В «комитетах освобождения» приходилось сталкиваться со всякого рода низменными страстями, мелочной, изнурительной междоусобицей. Тонущие хватались за соломинку. Они готовы были перегрызть друг другу глотки из-за фляжки пресной воды, из-за обглоданной кости или призрачного поста кормчего спасательного плотика. Вожаки — пламенные творцы пустопорожних речей — всякий раз заканчивали свои выступления фразами, смысл которых явно сводился к печально знаменитому «Да сопутствуют нам смелость и отвага, а вы отправляйтесь воевать», сказанному одним из лидеров в минуты пьяного откровения. А на самом-то деле, когда открылся южный фронт партизанской борьбы, то желающих принять на себя руководство боевыми действиями оказалось совсем немного. Большинство же считало, что в глазах мирового общественного мнения именно они должны «высоко держать знамя борьбы нашего народа», пребывая в эмигрантских комитетах.
В атмосфере этой повседневной лжи общество откровенно скучающей Марселы было чуть ли не освежающим душем. Ее даже нельзя было упрекнуть в увлечении «революционной» литературой. Сквозь наигранность поведения благодаря ее наивности проглядывало ее истинное лицо. Под внешней маской скрывалась — и я хорошо это знал — простая бедная девушка, ищущая самое себя. Дружба с ней до определенного момента была мне вполне приятна.
Прони я знал с тех пор, как себя помню. Он был всегда рядом со мной, как большое кожаное кресло-качалка в зале, как бутылки из-под джина, закопанные горлышками вниз вокруг цветника за домом. А кроме того, мы стали с ним «кровными» братьями: мы дали друг другу клятву и, начитавшись приключенческих романов, скрепили «договор» своей собственной кровью, сделав каждый надрезы на левой руке лезвием безопасной бритвы. Такой договор, как об этом было написано, не только надолго закреплял узы братства, но и делал их более прочными, чем у родных братьев.
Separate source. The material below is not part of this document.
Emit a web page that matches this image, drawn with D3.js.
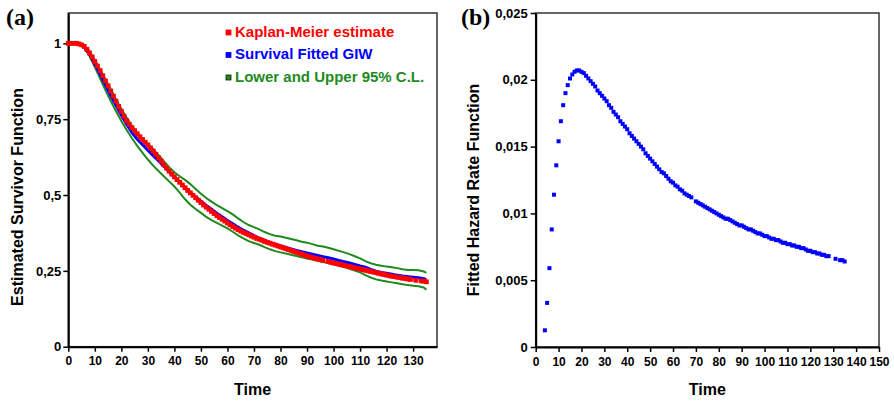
<!DOCTYPE html>
<html>
<head>
<meta charset="utf-8">
<script src="https://cdn.jsdelivr.net/npm/d3@7"></script>
<style>
  body { margin: 0; background: #fff; }
  svg { display: block; }
  text { font-family: "Liberation Sans", Arial, sans-serif; font-weight: bold; }
</style>
</head>
<body>
<svg id="chart" width="894" height="401"></svg>
<script>
// ---- Panel (a): survivor function ----
// Kaplan-Meier estimate at observed times
const kmTime = [0,1,2,3,4,5,6,7,8,9,10,11,12,13,14,15,16,17,18,19,20,21,22,23,24,25,26,27,28,29,30,
  31,32,33,34,35,36,37,38,39,40,41,42,43,44,45,46,47,48,49,50,51,52,53,54,55,56,57,58,59,60,
  61,62,63,64,65,66,67,68,69,70,71,72,73,74,75,76,77,78,79,80,81,82,83,84,85,86,87,88,89,90,
  91,92,93,94,95,96,98,99,100,101,102,103,104,105,106,107,108,109,110,111,112,113,114,115,116,
  117,118,119,120,121,122,123,124,125,126,127,128,129,131,133,134,135];
const kmSurv = [1.000,1.000,1.000,1.000,0.998,0.995,0.990,0.980,0.968,0.955,0.940,0.925,0.910,0.893,0.876,0.860,
  0.843,0.826,0.809,0.792,0.776,0.760,0.745,0.733,0.722,0.712,0.702,0.692,0.683,0.674,0.665,
  0.655,0.645,0.634,0.623,0.612,0.600,0.589,0.579,0.569,0.560,0.551,0.542,0.533,0.524,0.515,
  0.507,0.499,0.491,0.483,0.475,0.467,0.460,0.453,0.446,0.439,0.432,0.426,0.420,0.414,0.408,
  0.402,0.396,0.391,0.386,0.381,0.377,0.373,0.369,0.365,0.361,0.357,0.354,0.351,0.347,0.344,
  0.341,0.338,0.335,0.332,0.329,0.326,0.323,0.320,0.317,0.314,0.311,0.308,0.305,0.302,0.299,
  0.296,0.294,0.291,0.289,0.287,0.285,0.281,0.278,0.276,0.274,0.272,0.270,0.268,0.266,0.264,
  0.262,0.260,0.258,0.256,0.254,0.252,0.250,0.248,0.246,0.244,0.242,0.240,0.238,0.236,0.234,
  0.232,0.231,0.229,0.228,0.226,0.225,0.223,0.222,0.219,0.217,0.216,0.214];

// Fitted GIW survival
const fitTime = [0,2,4,6,8,10,12,14,16,18,20,22,24,26,28,30,32,34,36,38,40,42,44,46,48,50,52,54,56,58,60,
  62,64,66,68,70,72,74,76,78,80,82,84,86,88,90,92,94,96,98,100,102,104,106,108,110,112,114,116,118,120,
  122,124,126,128,130,132,134,135];
const fitSurv = [1.000,1.000,0.999,0.988,0.965,0.932,0.898,0.862,0.828,0.795,0.763,0.733,0.706,0.684,0.666,0.648,
  0.630,0.613,0.595,0.577,0.559,0.542,0.525,0.509,0.494,0.480,0.466,0.453,0.440,0.428,0.416,
  0.405,0.394,0.384,0.375,0.366,0.358,0.351,0.344,0.338,0.332,0.327,0.322,0.317,0.313,0.309,
  0.305,0.301,0.297,0.293,0.289,0.284,0.280,0.276,0.271,0.266,0.262,0.255,0.249,0.245,0.242,
  0.239,0.236,0.233,0.231,0.229,0.227,0.224,0.222];

// Lower and upper 95% confidence limits
const clTime = [0,2,4,6,8,10,12,14,16,18,20,22,24,26,28,30,32,34,36,38,40,42,44,46,48,50,52,54,56,58,60,
  62,64,66,68,70,72,74,76,78,80,82,84,86,88,90,92,94,96,98,100,102,104,106,108,110,112,114,116,118,120,
  122,124,126,128,130,132,134,135];
const clLower = [1.000,1.000,0.998,0.985,0.958,0.922,0.884,0.846,0.810,0.776,0.744,0.714,0.687,0.662,0.639,0.617,
  0.597,0.579,0.562,0.545,0.528,0.508,0.486,0.468,0.454,0.441,0.428,0.417,0.408,0.399,0.390,
  0.379,0.367,0.357,0.348,0.342,0.336,0.328,0.321,0.315,0.311,0.307,0.303,0.299,0.295,0.291,
  0.287,0.283,0.279,0.276,0.272,0.268,0.263,0.257,0.251,0.245,0.236,0.228,0.222,0.218,0.215,
  0.212,0.209,0.206,0.203,0.201,0.199,0.195,0.188];
const clUpper = [1.000,1.000,1.000,0.993,0.975,0.945,0.915,0.882,0.849,0.816,0.784,0.755,0.728,0.706,0.686,0.669,
  0.651,0.632,0.612,0.592,0.575,0.562,0.550,0.536,0.520,0.504,0.490,0.478,0.467,0.457,0.447,
  0.436,0.423,0.411,0.401,0.394,0.387,0.378,0.371,0.366,0.363,0.359,0.355,0.351,0.346,0.343,
  0.338,0.333,0.330,0.326,0.321,0.316,0.311,0.305,0.298,0.291,0.282,0.275,0.270,0.267,0.264,
  0.262,0.259,0.255,0.253,0.253,0.252,0.248,0.243];

// ---- Panel (b): fitted hazard rate ----
const hazTime = [4,5,6,7,8,9,10,11,12,13,14,15,16,17,18,19,20,21,22,23,24,25,26,27,28,29,30,
  31,32,33,34,35,36,37,38,39,40,41,42,43,44,45,46,47,48,49,50,51,52,53,54,55,56,57,58,59,60,
  61,62,63,64,65,66,67,68,70,71,72,73,74,75,76,77,78,79,80,81,82,83,84,85,86,87,88,89,90,
  91,92,93,94,95,96,97,98,99,100,101,102,103,104,105,106,107,108,109,110,111,112,113,114,115,
  116,117,118,119,120,121,122,123,124,125,126,127,128,131,133,134,135];
const hazRate = [0.00125,0.0033,0.0059,0.0088,0.0114,0.0136,0.0154,0.0169,0.0181,0.0190,0.0196,0.0201,0.0204,
  0.0206,0.0207,0.0207,0.0206,0.0205,0.0203,0.0201,0.0199,0.0197,0.0195,0.0192,0.0190,0.0188,0.0186,
  0.0184,0.0181,0.0179,0.0176,0.0174,0.0172,0.0169,0.0167,0.0165,0.0163,0.0160,0.0158,0.0156,0.0154,
  0.0152,0.0150,0.0148,0.0145,0.0143,0.0141,0.0139,0.0137,0.0135,0.0133,0.0131,0.0130,0.0128,0.0126,
  0.0124,0.0123,0.0121,0.0120,0.0118,0.0117,0.0115,0.0114,0.0113,0.0112,0.0109,0.0108,0.0107,0.0106,
  0.0105,0.0104,0.0103,0.0102,0.0101,0.0100,0.0099,0.0098,0.0097,0.0096,0.0096,0.0095,0.0094,0.0093,
  0.0092,0.0091,0.0091,0.0090,0.0089,0.0088,0.0088,0.0087,0.0086,0.0085,0.0085,0.0084,0.0083,0.0083,
  0.0082,0.0081,0.0081,0.0080,0.0080,0.0079,0.0078,0.0078,0.0077,0.0077,0.0076,0.0076,0.0075,0.0075,
  0.0074,0.0074,0.0073,0.0072,0.0072,0.0071,0.0071,0.0070,0.0070,0.0069,0.0069,0.0068,0.0068,0.0066,
  0.0065,0.0065,0.0064];

// Axis ticks
const survXTicks = d3.range(0, 131, 10);
const survYTicks = [0, 0.25, 0.5, 0.75, 1];
const hazXTicks = d3.range(0, 151, 10);
const hazYTicks = [0, 0.005, 0.01, 0.015, 0.02, 0.025];

const legendItems = [
  { label: "Kaplan-Meier estimate", color: "#ff0000", border: "#ff0000" },
  { label: "Survival Fitted GIW", color: "#0000ff", border: "#0000ff" },
  { label: "Lower and Upper 95% C.L.", color: "#1e8a1e", border: "#111" }
];

const RED = "#ff0000", BLUE = "#0000ff", GREEN = "#1e8a1e";
const commaFmt = d3.formatLocale({ decimal: ",", thousands: ".", grouping: [3], currency: ["", ""] });
const fmtTick = v => v === 0 ? "0" : commaFmt.format("~g")(v);

const svg = d3.select("#chart");

function drawFrame(g, x, y, xTicks, yTicks, yPad) {
  const [x0, x1] = x.range();
  const [y1, y0] = y.range();
  g.append("rect")
    .attr("x", x0).attr("y", y0)
    .attr("width", x1 - x0).attr("height", y1 - y0)
    .attr("fill", "none").attr("stroke", "#333").attr("stroke-width", 1.5);

  const xa = g.append("g").attr("transform", `translate(0,${y1})`)
    .call(d3.axisBottom(x).tickValues(xTicks).tickSize(5).tickSizeOuter(0).tickPadding(5).tickFormat(d3.format("d")));
  const ya = g.append("g").attr("transform", `translate(${x0},0)`)
    .call(d3.axisLeft(y).tickValues(yTicks).tickSize(5).tickSizeOuter(0).tickPadding(yPad).tickFormat(fmtTick));
  [xa, ya].forEach(a => {
    a.select(".domain").attr("stroke", "#000").attr("stroke-width", 2);
    a.selectAll(".tick line").attr("stroke", "#000").attr("stroke-width", 1.5);
    a.selectAll(".tick text").attr("fill", "#000")
      .style("font-family", '"Liberation Sans", Arial, sans-serif').style("font-weight", "bold");
  });
  xa.selectAll(".tick text").style("font-size", "12px");
  ya.selectAll(".tick text").style("font-size", "13px");
}

// ----- Panel (a) -----
{
  const x = d3.scaleLinear().domain([0, 139]).range([68.3, 437]);
  const y = d3.scaleLinear().domain([0, 1.1]).range([346.7, 13]);
  const g = svg.append("g");
  drawFrame(g, x, y, survXTicks, survYTicks, 2);

  const lineFit = d3.line().x((d, i) => x(fitTime[i])).y(d => y(d));
  const lineCL = d3.line().x((d, i) => x(clTime[i])).y(d => y(d));

  g.append("path").attr("d", lineCL(clLower)).attr("fill", "none").attr("stroke", GREEN).attr("stroke-width", 2);
  g.append("path").attr("d", lineCL(clUpper)).attr("fill", "none").attr("stroke", GREEN).attr("stroke-width", 2);
  g.append("path").attr("d", lineFit(fitSurv)).attr("fill", "none").attr("stroke", BLUE).attr("stroke-width", 3);

  g.append("g").selectAll("rect").data(kmSurv).join("rect")
    .attr("x", (d, i) => x(kmTime[i]) - 2.4)
    .attr("y", d => y(d) - 2.4)
    .attr("width", 4.8).attr("height", 4.8)
    .attr("fill", RED);

  // legend
  const lg = g.append("g");
  legendItems.forEach((it, i) => {
    const ly = 36.5 + i * 22.5;
    lg.append("rect").attr("x", 226).attr("y", ly - 6.5).attr("width", 5).attr("height", 5)
      .attr("fill", it.color).attr("stroke", it.border).attr("stroke-width", 0.8);
    lg.append("text").attr("x", 235).attr("y", ly).attr("fill", it.color)
      .style("font-size", "15px").text(it.label);
  });

  g.append("text").attr("x", (68.3 + 437) / 2).attr("y", 395).attr("text-anchor", "middle")
    .style("font-size", "16px").text("Time");
  g.append("text").attr("transform", "translate(23,197) rotate(-90)").attr("text-anchor", "middle")
    .style("font-size", "16px").text("Estimated Survivor Function");
  g.append("text").attr("x", 6).attr("y", 25)
    .style("font-family", '"Liberation Serif", "Times New Roman", serif').style("font-size", "24px").text("(a)");
}

// ----- Panel (b) -----
{
  const x = d3.scaleLinear().domain([0, 150]).range([535.7, 879]);
  const y = d3.scaleLinear().domain([0, 0.025]).range([347, 13]);
  const g = svg.append("g");
  drawFrame(g, x, y, hazXTicks, hazYTicks, 3);

  g.append("g").selectAll("rect").data(hazRate).join("rect")
    .attr("x", (d, i) => x(hazTime[i]) - 2)
    .attr("y", d => y(d) - 2)
    .attr("width", 4).attr("height", 4)
    .attr("fill", BLUE);

  g.append("text").attr("x", (535.7 + 879) / 2).attr("y", 395).attr("text-anchor", "middle")
    .style("font-size", "16px").text("Time");
  g.append("text").attr("transform", "translate(479,190) rotate(-90)").attr("text-anchor", "middle")
    .style("font-size", "16px").text("Fitted Hazard Rate Function");
  g.append("text").attr("x", 461).attr("y", 25)
    .style("font-family", '"Liberation Serif", "Times New Roman", serif').style("font-size", "24px").text("(b)");
}
</script>
</body>
</html>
К этим капелькам крови прибоем отшумевшая юность добавила, если вспомнить упущенные возможности, минуты общей радости или слез, общие переживания и общие тайны. Особенно памятна тайна призрака поры, которого мы однажды ночью вместе то ли видели, то ли слышали на горе Духов. Пеоны рассказывали, что на ее вершине, возле выработки, наполовину заросшей густой растительностью, бродят призраки, потому что в этом месте наткнулись на засаду и были убиты два пастуха. Народная молва добавляла к этой легенде еще и темную историю с птичницами; считали: поскольку убиенные отправились на тот свет без исповеди и святого причастия, то их страждущие души в поисках покоя бродят в окрестностях. По этой причине гору, находящуюся неподалеку, и назвали горой Духов. Нам с Прони уже давно было известно про домовых, приходящих по ночам за табачными листьями, которые оставляла им в ступе старая кухарка. Мы с ним уже видели следы бесенка и открыли сплетенный им из двух маисовых листьев гамак в густом кустарнике, где он отдыхал в часы полуденного зноя. Мы знали и о похождениях нечистой силы в полнолуние, и про потомство похотливого курупи, к которому относят великое множество детей без роду и племени.
Но что касается поры, этого самого таинственного, самого почитаемого и самого страшного существа, то до времени у нас с ним не было никаких отношений. И вот однажды вечером тайком ото всех мы отправились на гору Духов. Это была опасная затея, никто до нас не отваживался пройти близ этого заклятого места, даже сотворив молитву.
Вечера в июле короткие. От нависшей тучи, предвещавшей неминуемую грозу, и охватившего нас страха вершина горы казалась нам совсем темной. Мы шли, взявшись за руки и прислушиваясь к тому, как скрипят сучья под ногами, а у самих зуб на зуб не попадал. Едва мы поднялись на вершину, с неба обрушились на нас тысячи огненных змей, загрохотали раскаты грома. Не помня себя от страха, мы пустились наутек. Мне показалось, что за нами несется двуглавый конь, глаза его горят огнем, а Прони привиделась огромная собака без головы. Из горла ее извергалось пламя. Мы неслись вихрем еще и потому — в этом наши воспоминания совпадали, — что нас подгонял страшнейший ливень.
Отдышались мы, лишь оказавшись под навесом сарая, где лежал какой-то сельскохозяйственный инвентарь. Но страх все еще не отпускал нас, дрожащих, забившихся в угол.